▶ Written request
Retype every line from the start of the data down to and including the line with "def row_y(i): return Y0 + ROW_H * i". Skip the pictures.

# # #

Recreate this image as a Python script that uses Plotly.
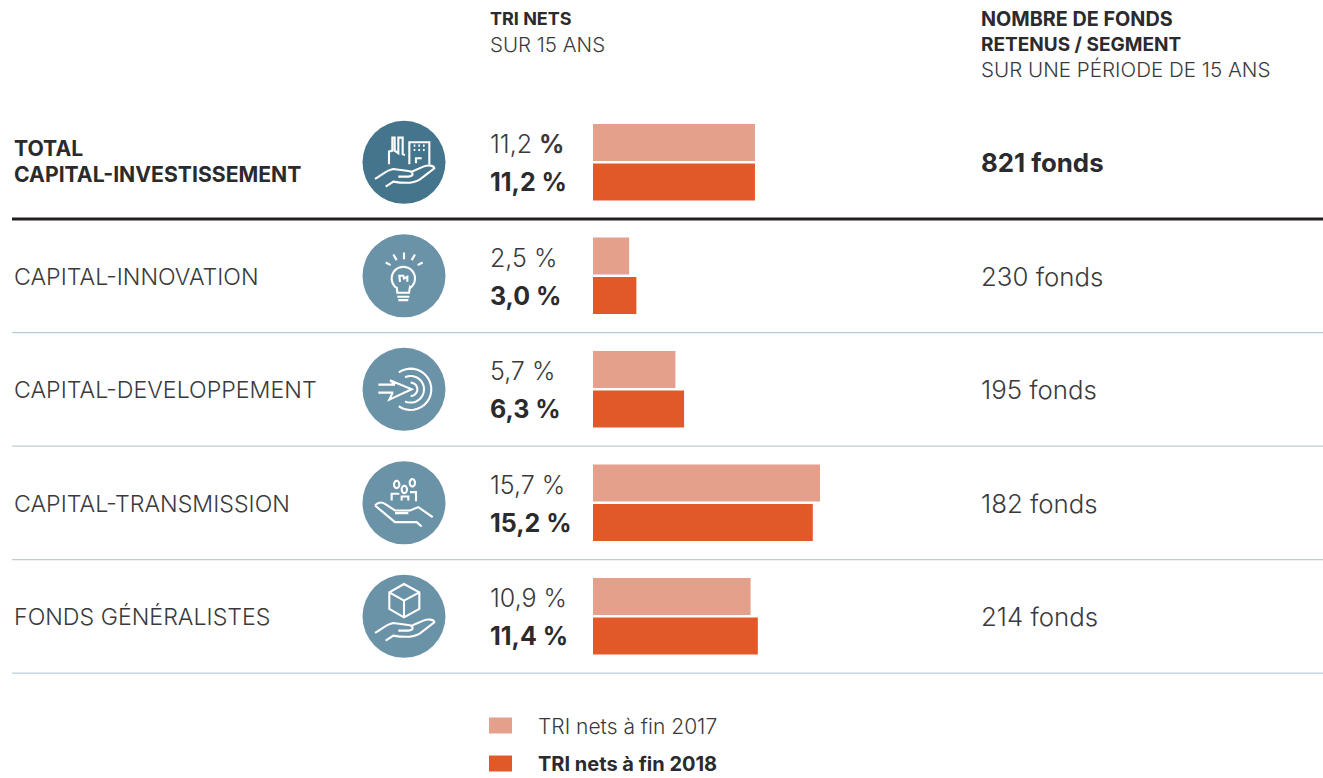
import numpy as np
import plotly.graph_objects as go

W, H = 1323, 778
FONT = "Inter"
TXT = "#3a3a3c"
DARK = "#2b2a2c"

rows = ["TOTAL CAPITAL-INVESTISSEMENT", "CAPITAL-INNOVATION", "CAPITAL-DEVELOPPEMENT",
        "CAPITAL-TRANSMISSION", "FONDS GÉNÉRALISTES"]
tri_2017 = [11.2, 2.5, 5.7, 15.7, 10.9]
tri_2018 = [11.2, 3.0, 6.3, 15.2, 11.4]
labels_2017 = ["11,2 <b>%</b>", "2,5 %", "5,7 %", "15,7 %", "10,9 %"]
labels_2018 = ["11,2 %", "3,0 %", "6,3 %", "15,2 %", "11,4 %"]
funds = ["821 fonds", "230 fonds", "195 fonds", "182 fonds", "214 fonds"]
legend_names = ["TRI nets à fin 2017", "TRI nets à fin 2018"]

C17, C18 = "#e4a08a", "#e15829"
ICON0, ICON = "#44758c", "#6b93a8"
SEP, RULE = "#b9cdd8", "#231f20"

# pixel mapping of the axes
X0, PX_PER_PCT = 593, 14.46
Y0, ROW_H = 162.3, 113.5
row_idx = list(range(len(rows)))

fig = go.Figure()
fig.add_bar(name=legend_names[0], y=row_idx, x=tri_2017, orientation="h", marker_color=C17,
            marker_line_width=0, hoverinfo="skip", showlegend=False)
fig.add_bar(name=legend_names[1], y=row_idx, x=tri_2018, orientation="h", marker_color=C18,
            marker_line_width=0, hoverinfo="skip", showlegend=False)


def px(x): return x / W
def py(y): return 1 - y / H


def note(text, x, y, size, color=TXT, bold=False, weight=None):
    fig.add_annotation(text=f"<b>{text}</b>" if bold else text, x=px(x), y=py(y),
                       xref="paper", yref="paper", xanchor="left", yanchor="middle",
                       showarrow=False, align="left",
                       font=dict(family=FONT, size=size, color=DARK if bold else color,
                                 weight=weight if weight else "normal"), borderpad=0, borderwidth=0)


def row_y(i): return Y0 + ROW_H * i


LIGHT = 300
# headers
note("TRI NETS", 490, 19, 18, bold=True)
note("SUR 15 ANS", 490, 44.5, 20.5, weight=LIGHT)
note("NOMBRE DE FONDS", 981, 19, 19.8, bold=True)
note("RETENUS / SEGMENT", 981, 45, 19, bold=True)
note("SUR UNE PÉRIODE DE 15 ANS", 981, 69.5, 20.6, weight=LIGHT)

# row labels
note("TOTAL", 14, 147.5, 21.2, bold=True)
note("CAPITAL-INVESTISSEMENT", 14, 173.5, 21.2, bold=True)
for i in range(1, 5):
    note(rows[i], 14, row_y(i) + 1, 23.2, weight=LIGHT)

# values
for i in row_idx:
    note(labels_2017[i], 490, row_y(i) - 18, 25, weight=LIGHT)
    note(labels_2018[i], 490, row_y(i) + 20, 25, bold=True)
    note(funds[i], 981, row_y(i) + (0 if i == 0 else 0.5), 25.8, bold=(i == 0), weight=None if i == 0 else LIGHT)

# legend
for j, name in enumerate(legend_names):
    yc = 725.5 + j * 38
    fig.add_shape(type="rect", xref="paper", yref="paper", x0=px(489), x1=px(512),
                  y0=py(yc - 8), y1=py(yc + 8), fillcolor=[C17, C18][j], line_width=0)
    note(name, 538, yc + 0.5, 21 if j == 0 else 20, bold=(j == 1), weight=LIGHT if j == 0 else None)

# separators
for i in row_idx:
    yy = i + 0.5
    fig.add_shape(type="line", xref="paper", yref="y", x0=px(12), x1=px(1323), y0=yy, y1=yy,
                  line=dict(color=RULE if i == 0 else SEP, width=3 if i == 0 else 1.2))


# icons: paths are drawn in zoom units (3x) relative to an icon centre
def arc(cx, cy, r, a0, a1, n=24):
    t = np.radians(np.linspace(a0, a1, n))
    return "M" + " L".join(f"{cx + r * np.cos(a):.1f},{cy + r * np.sin(a):.1f}" for a in t)


def oval(cx, cy, rx, ry, n=24):
    t = np.linspace(0, 2 * np.pi, n)
    return "M" + " L".join(f"{cx + rx * np.cos(a):.1f},{cy + ry * np.sin(a):.1f}" for a in t) + " Z"


def to_pixels(path, cx, cy, ox, oy):
    out, is_x = [], True
    tokens = path.replace(",", " ").replace("M", " M ").replace("L", " L ").replace("C", " C ").replace("Z", " Z ").split()
    for t in tokens:
        if t in "MLCZ":
            out.append(t)
        else:
            v = float(t)
            out.append(f"{cx + (v - ox) / 3:.2f}" if is_x else f"{cy + (v - oy) / 3:.2f}")
            is_x = not is_x
    return " ".join(out)


HAND = ("M105,207 C125,195 140,180 160,177 L205,183 C222,186 222,199 205,200 L175,200 "
        "M213,186 L250,170 C265,164 282,166 283,175 L240,208 C225,218 200,222 160,215 L137,230")
BUILD = ("M147,163 L147,125 L157,122 L157,83 L164,83 L164,122 L175,130 L175,83 L188,83 L188,133 L195,135 "
         "M208,163 L208,97 L268,97 L268,163 M228,160 L228,145 L245,145 "
         "M221,107 L226,107 M235,107 L240,107 M249,107 L254,107 M221,120 L226,120 M235,120 L240,120 M249,120 L254,120")
BULB = ("M137,457 L152,465 M160,433 L170,450 M192,427 L192,447 M225,433 L215,450 M248,457 L233,465 "
        + arc(190, 505, 35, 130, 410) + " L210,530 L207,548 L172,548 L170,530 "
        "M175,570 L205,570 M172,560 L208,560 M180,515 L178,497 L190,497 L192,505 L202,500 L202,515")
TARGET = (arc(212, 147, 62, -125, 125) + " " + arc(212, 147, 40, -115, 115) + " " + arc(212, 147, 20, -90, 90)
          + " M115,133 L165,133 M115,157 L160,157 M150,120 L215,147 L148,178 L158,157 M150,120 L165,133")
PEOPLE = (oval(170, 432, 8, 11) + " " + oval(193, 447, 8, 11) + " " + oval(217, 427, 8, 11)
          + " M155,480 L155,460 L178,460 M185,480 L185,468 L205,468 L205,480 M210,455 L228,455 L228,482"
          " M105,495 C115,484 125,484 135,490 L165,510 L210,510 L235,500 L278,530"
          " M105,495 L165,545 L230,545 L245,558 M165,518 L205,518")
CUBE = ("M192,730 L238,755 L238,805 L192,830 L148,805 L148,755 Z M148,755 L192,780 L238,755 M192,780 L192,830 "
        "M105,877 C125,865 140,850 160,847 L205,853 C222,856 222,869 205,870 L175,870 "
        "M213,856 L250,840 C265,834 282,836 283,845 L240,878 C225,888 200,892 160,885 L137,900")
icons = [(BUILD + " " + HAND, 192, 157), (BULB, 192, 497), (TARGET, 192, 147), (PEOPLE, 192, 487), (CUBE, 192, 827)]
ICON_X, ICON_R = 404, 41.5
for i, (p, ox, oy) in enumerate(icons):
    cy = row_y(i)
    fig.add_shape(type="circle", xref="x2", yref="y2", x0=ICON_X - ICON_R, x1=ICON_X + ICON_R,
                  y0=cy - ICON_R, y1=cy + ICON_R, fillcolor=ICON0 if i == 0 else ICON, line_width=0)
    fig.add_shape(type="path", xref="x2", yref="y2", path=to_pixels(p, ICON_X, cy, ox, oy),
                  line=dict(color="white", width=2.1))

fig.update_layout(
    width=W, height=H, margin=dict(l=0, r=0, t=0, b=0), paper_bgcolor="white", plot_bgcolor="white",
    barmode="group", bargap=0.304, bargroupgap=0.063, showlegend=False,
    xaxis=dict(range=[-X0 / PX_PER_PCT, (W - X0) / PX_PER_PCT], visible=False, fixedrange=True),
    yaxis=dict(range=[(H - Y0) / ROW_H, -Y0 / ROW_H], visible=False, fixedrange=True),
    xaxis2=dict(range=[0, W], visible=False, overlaying="x", fixedrange=True),
    yaxis2=dict(range=[H, 0], visible=False, overlaying="y", fixedrange=True),
)
# a hidden trace keeps the pixel overlay axes alive
fig.add_scatter(x=[0], y=[0], xaxis="x2", yaxis="y2", mode="markers", marker_opacity=0,
                hoverinfo="skip", showlegend=False)

fig.write_html("out.html", config={"displayModeBar": False},
               post_script="document.body.style.margin='0';document.body.style.overflow='hidden';")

# # #

▶ Final answer
Recreate this image as a Python script that uses Plotly.
import numpy as np
import plotly.graph_objects as go

W, H = 1323, 778
FONT = "Inter"
TXT = "#3a3a3c"
DARK = "#2b2a2c"

rows = ["TOTAL CAPITAL-INVESTISSEMENT", "CAPITAL-INNOVATION", "CAPITAL-DEVELOPPEMENT",
        "CAPITAL-TRANSMISSION", "FONDS GÉNÉRALISTES"]
tri_2017 = [11.2, 2.5, 5.7, 15.7, 10.9]
tri_2018 = [11.2, 3.0, 6.3, 15.2, 11.4]
labels_2017 = ["11,2 <b>%</b>", "2,5 %", "5,7 %", "15,7 %", "10,9 %"]
labels_2018 = ["11,2 %", "3,0 %", "6,3 %", "15,2 %", "11,4 %"]
funds = ["821 fonds", "230 fonds", "195 fonds", "182 fonds", "214 fonds"]
legend_names = ["TRI nets à fin 2017", "TRI nets à fin 2018"]

C17, C18 = "#e4a08a", "#e15829"
ICON0, ICON = "#44758c", "#6b93a8"
SEP, RULE = "#b9cdd8", "#231f20"

# pixel mapping of the axes
X0, PX_PER_PCT = 593, 14.46
Y0, ROW_H = 162.3, 113.5
row_idx = list(range(len(rows)))

fig = go.Figure()
fig.add_bar(name=legend_names[0], y=row_idx, x=tri_2017, orientation="h", marker_color=C17,
            marker_line_width=0, hoverinfo="skip", showlegend=False)
fig.add_bar(name=legend_names[1], y=row_idx, x=tri_2018, orientation="h", marker_color=C18,
            marker_line_width=0, hoverinfo="skip", showlegend=False)


def px(x): return x / W
def py(y): return 1 - y / H


def note(text, x, y, size, color=TXT, bold=False, weight=None):
    fig.add_annotation(text=f"<b>{text}</b>" if bold else text, x=px(x), y=py(y),
                       xref="paper", yref="paper", xanchor="left", yanchor="middle",
                       showarrow=False, align="left",
                       font=dict(family=FONT, size=size, color=DARK if bold else color,
                                 weight=weight if weight else "normal"), borderpad=0, borderwidth=0)


def row_y(i): return Y0 + ROW_H * i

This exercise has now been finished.